Аввакум прибавил шагу, подол смертной рубахи запарусил на ветру. И все вокруг ожило, очнулось от спячки, загнулись над дворищами печные дымы, запушились лисьими хвостами, и поп Андрей вдруг нашел в себе силы, ударил в медное петье, и глухой звон печально поплыл над Пустозерском. Вот так бы и в костер с ходу, без промешки. Сотник спохватился, оставил страдальцев стороже и побежал в другой конец слободки, чертя снег саблею.
«Скочи, скочи, рыжий черт, скоро западешь в яму!» – пообещал вослед Аввакум, оглянулся на товарищей, улыбнулся беззубым черным ртом.
На площади было людно, всяк, кто мог ходить, – даже старичонки и древние старушишки – и те приковыляли, да и с собой притащили совсем малых. Под стеною детинца неряшливо громоздился срубец, набранный из тонкомера и дровья, лишь не было в новое жилье дверцы с висячим замком, но зияла черная, притягливая дыра.
Аввакум поклонился последнему пристанищу, стянул скуфейку с головы, кинул в толпу. Кто-то подхватил колпак, спрятал под зипун. Истошно зарыдала баба, напуганно заголосил ребенок; жена Лазаря Домнушка рвала на себе волосы. Православные ожили, запричитывали старухи, плакальщицы завопели еще по живым страдальцам. Пока не было на площади голки и свары, и никакого не затеивалось срама, но само это кипение взволнованного народа невольно понудило воеводу Хононева поторопиться. Он дал знак капитану Лешукову, тот зачитал вины. Стрельцы плотно обступили осужденных, заслонились бердышами.
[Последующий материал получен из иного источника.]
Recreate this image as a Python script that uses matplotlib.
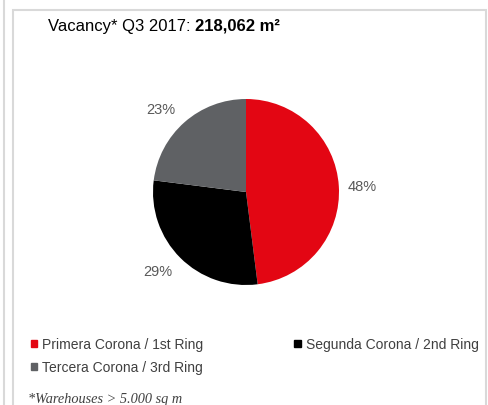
# vacancy share by ring, Q3 2017

import matplotlib.pyplot as plt
from matplotlib.patches import Rectangle, Patch

labels = ['Primera Corona / 1st Ring', 'Segunda Corona / 2nd Ring', 'Tercera Corona / 3rd Ring']
shares = [48, 29, 23]
colors = ['#E30613', '#000000', '#5F6164']

plt.rcParams['font.family'] = ['Liberation Sans', 'DejaVu Sans']

fig = plt.figure(figsize=(4.88, 4.05), dpi=100)
W, H = 488, 405

# light grey frames
fig.patches.append(Rectangle((13 / W, -0.1), (486 - 13) / W, (H - 10) / H + 0.1,
                             transform=fig.transFigure, fill=False,
                             edgecolor='#D9D9D9', linewidth=1.5))
fig.lines.append(plt.Line2D([3.5 / W, 3.5 / W], [0, 1], transform=fig.transFigure,
                            color='#D9D9D9', linewidth=1.5))

# pie centred at (246, 192) px, radius 93 px
r = 93
ax = fig.add_axes([(246 - r) / W, (H - 192 - r) / H, 2 * r / W, 2 * r / H])
wedges, texts = ax.pie(shares, colors=colors, startangle=90, counterclock=False,
                       labels=[f'{s}%' for s in shares], labeldistance=1.25,
                       textprops={'fontsize': 10.5, 'color': '#595959'},
                       wedgeprops={'linewidth': 0})
# excel-style "best fit" label spots
label_pos = [(1.247, 0.054), (-0.946, -0.860), (-0.914, 0.882)]
for t, p in zip(texts, label_pos):
    t.set_position(p)
    t.set_horizontalalignment('center')
    t.set_verticalalignment('center')
ax.set_xlim(-1, 1)
ax.set_ylim(-1, 1)
ax.set_aspect('equal')

t = fig.text(48 / W, 1 - 26 / H, 'Vacancy* Q3 2017: ', fontsize=12, va='center', ha='left')
fig.canvas.draw()
bb = t.get_window_extent()
fig.text(bb.x1 / W, 1 - 26 / H, '218,062 m²', fontsize=12, fontweight='bold',
         va='center', ha='left')

handles = [Patch(color=colors[0]), Patch(color=colors[2]), Patch(color=colors[1])]
leg_labels = [labels[0], labels[2], labels[1]]
fig.legend(handles, leg_labels, ncol=2, loc='upper left',
           bbox_to_anchor=(18 / W, 1 - 325 / H), frameon=False, fontsize=10,
           handlelength=0.45, handleheight=0.45, handletextpad=0.35,
           columnspacing=6.6, labelspacing=0.65, labelcolor='#404040')

fig.text(28 / W, 1 - 399 / H, '*Warehouses > 5.000 sq m', fontsize=10.3,
         family='Liberation Serif', style='italic', color='#404040',
         va='center', ha='left')

fig.savefig('out.png', dpi=100)
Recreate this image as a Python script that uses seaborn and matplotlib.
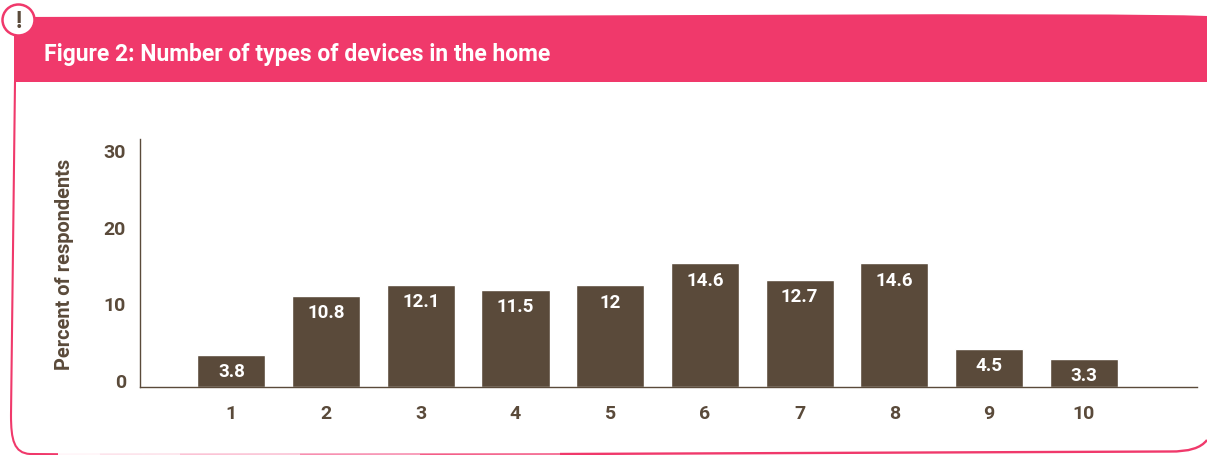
import matplotlib
matplotlib.use("Agg")
import matplotlib.pyplot as plt
from matplotlib.patches import Ellipse, PathPatch
from matplotlib.path import Path
import numpy as np
import pandas as pd
import seaborn as sns

# Survey results: share of respondents by number of device types at home
device_counts = ["1", "2", "3", "4", "5", "6", "7", "8", "9", "10"]
percent_values = [3.8, 10.8, 12.1, 11.5, 12, 14.6, 12.7, 14.6, 4.5, 3.3]
value_labels = ["3.8", "10.8", "12.1", "11.5", "12", "14.6", "12.7", "14.6", "4.5", "3.3"]
y_tick_labels = ["0", "10", "20", "30"]

TITLE = "Figure 2: Number of types of devices in the home"
Y_LABEL = "Percent of respondents"

BROWN = "#5a4a3a"
PINK = "#f0396b"
W, H = 1207, 455
FONT = "Roboto"

sns.set_theme(style="white")
plt.rcParams["font.family"] = [FONT, "DejaVu Sans"]

fig = plt.figure(figsize=(W / 100, H / 100), dpi=100, facecolor="white")

# Decorative panel: header band, hand-drawn outline and the callout bubble
deco = fig.add_axes([0, 0, 1, 1], zorder=0)
deco.set_xlim(0, W)
deco.set_ylim(H, 0)
deco.axis("off")

band = Path(
    [(14, 82), (14, 17), (600, 16), (1100, 12), (1207, 16), (1207, 82), (14, 82)],
    [Path.MOVETO, Path.LINETO, Path.CURVE4, Path.CURVE4, Path.CURVE4, Path.LINETO, Path.CLOSEPOLY],
)
deco.add_patch(PathPatch(band, facecolor=PINK, edgecolor="none"))

outline_left = Path(
    [(15, 82), (13, 250), (11, 415), (11, 440), (14, 453), (30, 454), (58, 454.2)],
    [Path.MOVETO, Path.LINETO, Path.LINETO, Path.CURVE4, Path.CURVE4, Path.CURVE4, Path.LINETO],
)
deco.add_patch(PathPatch(outline_left, facecolor="none", edgecolor=PINK, lw=1.5))

# The lower edge fades in from pale pink towards the right-hand corner
fade_stops = [(58, "#fff5f8"), (100, "#fde3eb"), (180, "#fbc3d5"), (300, "#f78fb0"), (420, "#f35e88"), (560, PINK)]
for (x0, c), (x1, _) in zip(fade_stops, fade_stops[1:] + [(560, PINK)]):
    deco.plot([x0, x1], [454.2, 454.0], color=c, lw=1.2, solid_capstyle="butt")

outline_right = Path(
    [(560, 454), (1170, 451.5), (1198, 452), (1207, 440)],
    [Path.MOVETO, Path.LINETO, Path.CURVE3, Path.CURVE3],
)
deco.add_patch(PathPatch(outline_right, facecolor="none", edgecolor=PINK, lw=1.7))

deco.add_patch(Ellipse((18.5, 20), 32, 31, facecolor="white", edgecolor=PINK, lw=1.8))
deco.text(18.5, 21, "!", color=BROWN, fontsize=17, fontweight="bold", ha="center", va="center")
deco.text(44, 54.5, TITLE, color="white", fontsize=16.5, fontweight="bold", ha="left", va="center")

# Bar chart
ax = fig.add_axes([140 / W, 1 - 387 / H, (1197 - 140) / W, (387 - 139) / H], zorder=1)
ax.patch.set_alpha(0)

df = pd.DataFrame({"devices": device_counts, "percent": percent_values})
sns.barplot(data=df, x="devices", y="percent", color=BROWN, saturation=1, width=0.72, ax=ax)
ax.set_xlim(-0.965, 10.195)
ax.set_ylim(0, 29.3)

for patch, text in zip(ax.patches, value_labels):
    ax.annotate(
        text,
        (patch.get_x() + patch.get_width() / 2, patch.get_height()),
        xytext=(0, -12.5),
        textcoords="offset points",
        ha="center",
        va="center",
        color="white",
        fontsize=13.5,
        fontweight="bold",
    )

# The printed value scale runs a little tighter than the bars and sits just above the baseline
ax.set_yticks([0.7 + float(t) * 0.907 for t in y_tick_labels], labels=y_tick_labels)
ax.tick_params(axis="both", length=0, labelcolor=BROWN, labelsize=14)
ax.tick_params(axis="x", pad=13)
ax.tick_params(axis="y", pad=10)
for label in ax.get_xticklabels() + ax.get_yticklabels():
    label.set_fontweight("bold")

ax.set_xlabel("")
ax.set_ylabel("")
fig.text(65 / W, 1 - 264 / H, Y_LABEL, rotation=90, color=BROWN, fontsize=14.4,
         fontweight="bold", ha="center", va="center")

for side in ["top", "right"]:
    ax.spines[side].set_visible(False)
for side in ["left", "bottom"]:
    ax.spines[side].set_color(BROWN)
    ax.spines[side].set_linewidth(1.0)

fig.savefig("out.png", dpi=100, facecolor="white")
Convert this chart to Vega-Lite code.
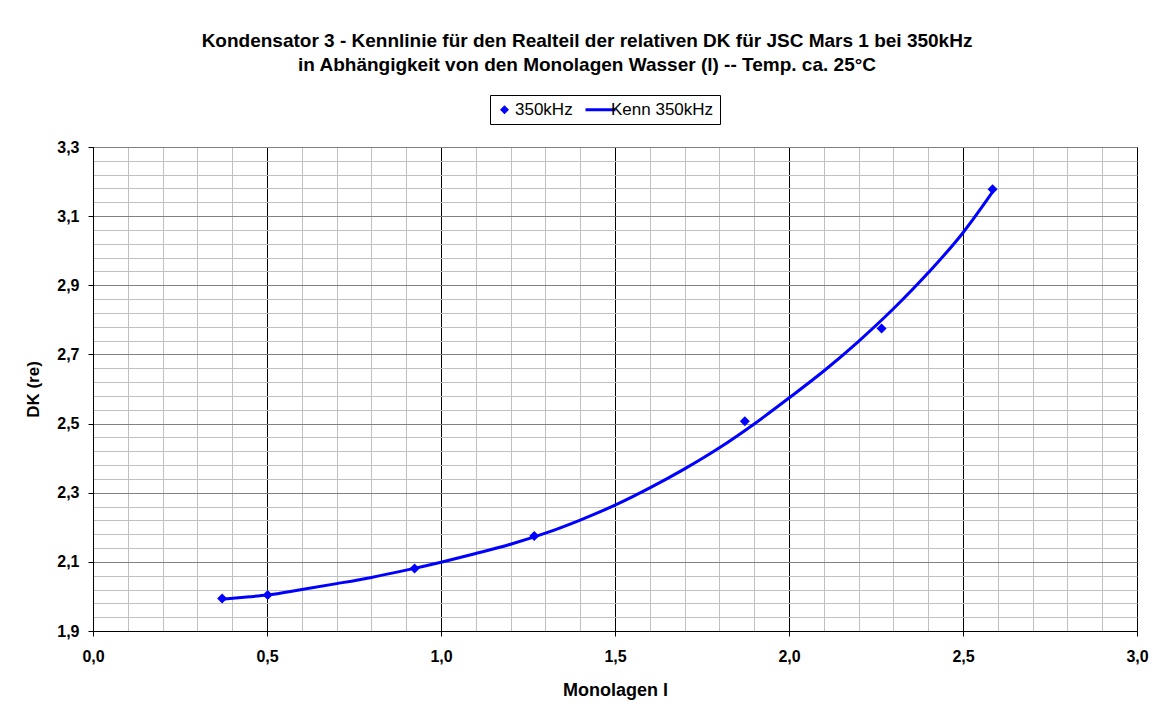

И тут случилась заминка. Кто же первый шагнет в сруб?
Аввакум оглянулся, нашарил взглядом дьякона Федора:
«Не робей, сынок, садись на облучок. Да и полетим на огненных конях вместях. Кидай зипун-от на памяти. Там уж не сгодится».
Протопоп содрал с плеч Федора худую одежонку, скомкал и кинул тряпье через головы стрельцов в толпу. Платье развернулось на ветру и, паруся рукавами, долго сыскивало православного, в чьи бы руки упасть. И в этом замешательстве никто не заметил, как скрылся в срубе дьякон.
«Будут прокляты никонияны во веки веков! А нас праведных и огонь не возьмет!» – вскричал священник Лазарь и шагнул к последнему в жизни домку; он едва протиснулся в узкую дыру, чуть не порушил клеть. Пришлось заталкивать его бердышами в спину.
«Милые, болезные, не горюйте по мне, прошу вас. Я слез ваших драгоценных не стою», – прошептал Епифаний и шагнул в смертную изобку, протягивая руку назад; не позабыл старец последней просьбы духовного сына.
Аввакум не заметил его ладони, вошел следом молча и сказал, привыкая к темени сруба: «Господи, прими нас в свои объятия».
Сотник высек кресалом искру на трут, запалил бересту. Стрельцы плотно запечатали вход еловыми чурками. Потянул жидкий дымок, светло загнулся над снегами, но вскоре потемнел; хищно сверкнул пробежистый огонь, жадно лизнул дерева. Из сруба раздалось пение: «Христос воскресе, смертию смерть поправ...» Народ стал подтягивать горящим. Пламя набрало силу, взметнулось в низкое свинцовое небо, откуда сыпал легкий влажный пух.
... Осторонь от толпы пустозерцев стоял в дорожных оленьих одеждах староста кречатьих помытчиков мезенец Любим Ванюков; он только что прибыл по санному пути в слободку, чтобы набрать в артель знатких, хожалых ловчих, промышлявших птицу не только на Колгуеве и Матке, но и за Камнем в самоедских и остяцких землях.
После-то Любим сказывал, вернувшись на Мезень, что как костер-от распалился и стал сруб осыпаться, один из страдальцев вознесся в небо живьем. И по всем приметам то был старец Епифаний.
... Поминай же, Русь православная, верных сынов своих, святых мучеников за веру Аввакума, Епифания, Лазаря, Федора.
А душа протопопа Аввакума, взмыв от кострища белым голубем, помчалась прямиком на Москву по душу государя.
Царь Федор Алексеевич умер 27 апреля.
В Кремле примерял престол неистовый себялюбец.